## PROBLEM TO SOLVE
Repeat the records verbatim and leave the pictures out of your copy.

## AVAILABLE RECORDS
• • • •
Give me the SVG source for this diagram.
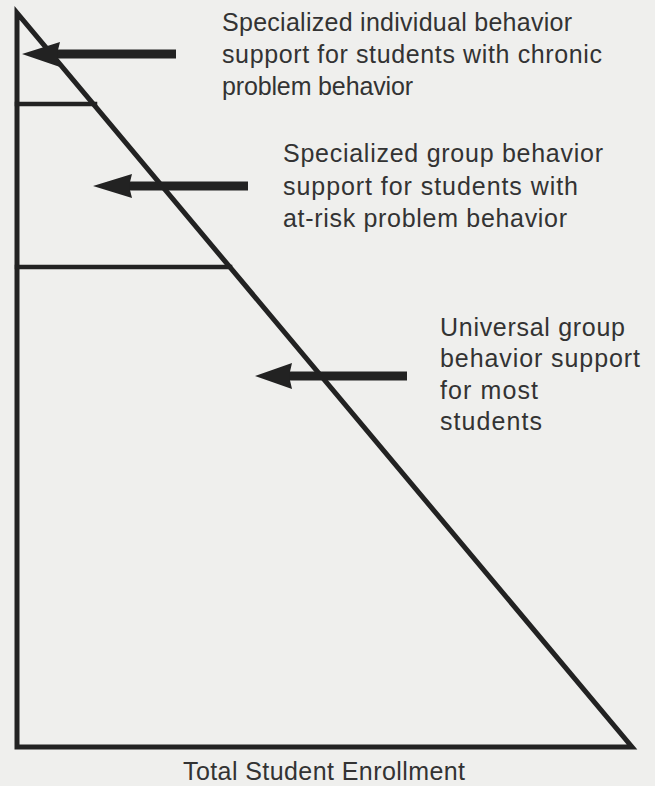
<svg xmlns="http://www.w3.org/2000/svg" width="655" height="786" viewBox="0 0 655 786">
  <style>
    .bg { fill: #efefed; }
    .edge { stroke: #222; fill: none; stroke-linecap: square; }
    .frame { stroke-width: 5; stroke-linejoin: miter; }
    .tier { stroke-width: 4.5; }
    .shaft { stroke: #222; stroke-width: 9; }
    .head { fill: #222; }
    .lbl { font-family: "Liberation Sans", Arial, Helvetica, sans-serif; font-size: 25px; fill: #333; }
  </style>
  <rect class="bg" x="0" y="0" width="655" height="786"/>

  <g id="pyramid">
    <path class="edge frame" d="M17,13 L17,747 L632,747 Z"/>
    <line class="edge tier" x1="17" y1="104" x2="95" y2="104"/>
    <line class="edge tier" x1="17" y1="267" x2="230" y2="267"/>
  </g>

  <g id="connectors">
    <line class="shaft" x1="56" y1="54" x2="176" y2="54"/>
    <polygon class="head" points="22,54 60,42 57,54 60,67"/>
    <line class="shaft" x1="128" y1="186" x2="248" y2="186"/>
    <polygon class="head" points="93,186 132,174 129,186 132,198"/>
    <line class="shaft" x1="288" y1="376" x2="407" y2="376"/>
    <polygon class="head" points="255,376 292,363 289,376 292,389"/>
  </g>

  <g id="label-individual">
    <text class="lbl" x="222" y="31" textLength="350" lengthAdjust="spacing">Specialized individual behavior</text>
    <text class="lbl" x="222" y="63" textLength="380" lengthAdjust="spacing">support for students with chronic</text>
    <text class="lbl" x="222" y="95" textLength="191" lengthAdjust="spacing">problem behavior</text>
  </g>

  <g id="label-group">
    <text class="lbl" x="283" y="162" textLength="320" lengthAdjust="spacing">Specialized group behavior</text>
    <text class="lbl" x="283" y="195" textLength="295" lengthAdjust="spacing">support for students with</text>
    <text class="lbl" x="283" y="227" textLength="284" lengthAdjust="spacing">at-risk problem behavior</text>
  </g>

  <g id="label-universal">
    <text class="lbl" x="440" y="336" textLength="185" lengthAdjust="spacing">Universal group</text>
    <text class="lbl" x="440" y="367" textLength="200" lengthAdjust="spacing">behavior support</text>
    <text class="lbl" x="440" y="399" textLength="98" lengthAdjust="spacing">for most</text>
    <text class="lbl" x="440" y="430" textLength="102" lengthAdjust="spacing">students</text>
  </g>

  <g id="axis-label">
    <text class="lbl" x="183" y="780" font-size="22" textLength="282" lengthAdjust="spacing">Total Student Enrollment</text>
  </g>
</svg>
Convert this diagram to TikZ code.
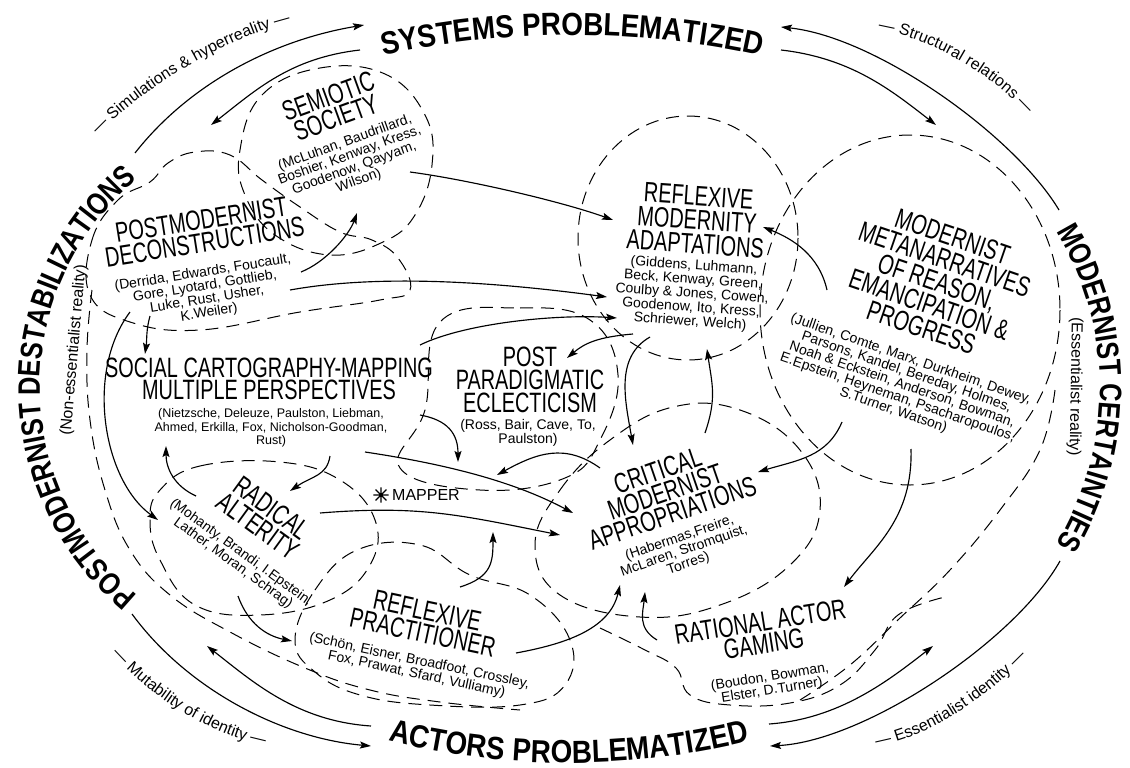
• • • •
## EXERCISE ANSWER
Give me the SVG source for this diagram.
<svg xmlns="http://www.w3.org/2000/svg" width="655" height="786" viewBox="0 0 655 786">
  <style>
    .bg { fill: #efefed; }
    .edge { stroke: #222; fill: none; stroke-linecap: square; }
    .frame { stroke-width: 5; stroke-linejoin: miter; }
    .tier { stroke-width: 4.5; }
    .shaft { stroke: #222; stroke-width: 9; }
    .head { fill: #222; }
    .lbl { font-family: "Liberation Sans", Arial, Helvetica, sans-serif; font-size: 25px; fill: #333; }
  </style>
  <rect class="bg" x="0" y="0" width="655" height="786"/>

  <g id="pyramid">
    <path class="edge frame" d="M17,13 L17,747 L632,747 Z"/>
    <line class="edge tier" x1="17" y1="104" x2="95" y2="104"/>
    <line class="edge tier" x1="17" y1="267" x2="230" y2="267"/>
  </g>

  <g id="connectors">
    <line class="shaft" x1="56" y1="54" x2="176" y2="54"/>
    <polygon class="head" points="22,54 60,42 57,54 60,67"/>
    <line class="shaft" x1="128" y1="186" x2="248" y2="186"/>
    <polygon class="head" points="93,186 132,174 129,186 132,198"/>
    <line class="shaft" x1="288" y1="376" x2="407" y2="376"/>
    <polygon class="head" points="255,376 292,363 289,376 292,389"/>
  </g>

  <g id="label-individual">
    <text class="lbl" x="222" y="31" textLength="350" lengthAdjust="spacing">Specialized individual behavior</text>
    <text class="lbl" x="222" y="63" textLength="380" lengthAdjust="spacing">support for students with chronic</text>
    <text class="lbl" x="222" y="95" textLength="191" lengthAdjust="spacing">problem behavior</text>
  </g>

  <g id="label-group">
    <text class="lbl" x="283" y="162" textLength="320" lengthAdjust="spacing">Specialized group behavior</text>
    <text class="lbl" x="283" y="195" textLength="295" lengthAdjust="spacing">support for students with</text>
    <text class="lbl" x="283" y="227" textLength="284" lengthAdjust="spacing">at-risk problem behavior</text>
  </g>

  <g id="label-universal">
    <text class="lbl" x="440" y="336" textLength="185" lengthAdjust="spacing">Universal group</text>
    <text class="lbl" x="440" y="367" textLength="200" lengthAdjust="spacing">behavior support</text>
    <text class="lbl" x="440" y="399" textLength="98" lengthAdjust="spacing">for most</text>
    <text class="lbl" x="440" y="430" textLength="102" lengthAdjust="spacing">students</text>
  </g>

  <g id="axis-label">
    <text class="lbl" x="183" y="780" font-size="22" textLength="282" lengthAdjust="spacing">Total Student Enrollment</text>
  </g>
</svg>
Convert this diagram to TikZ code.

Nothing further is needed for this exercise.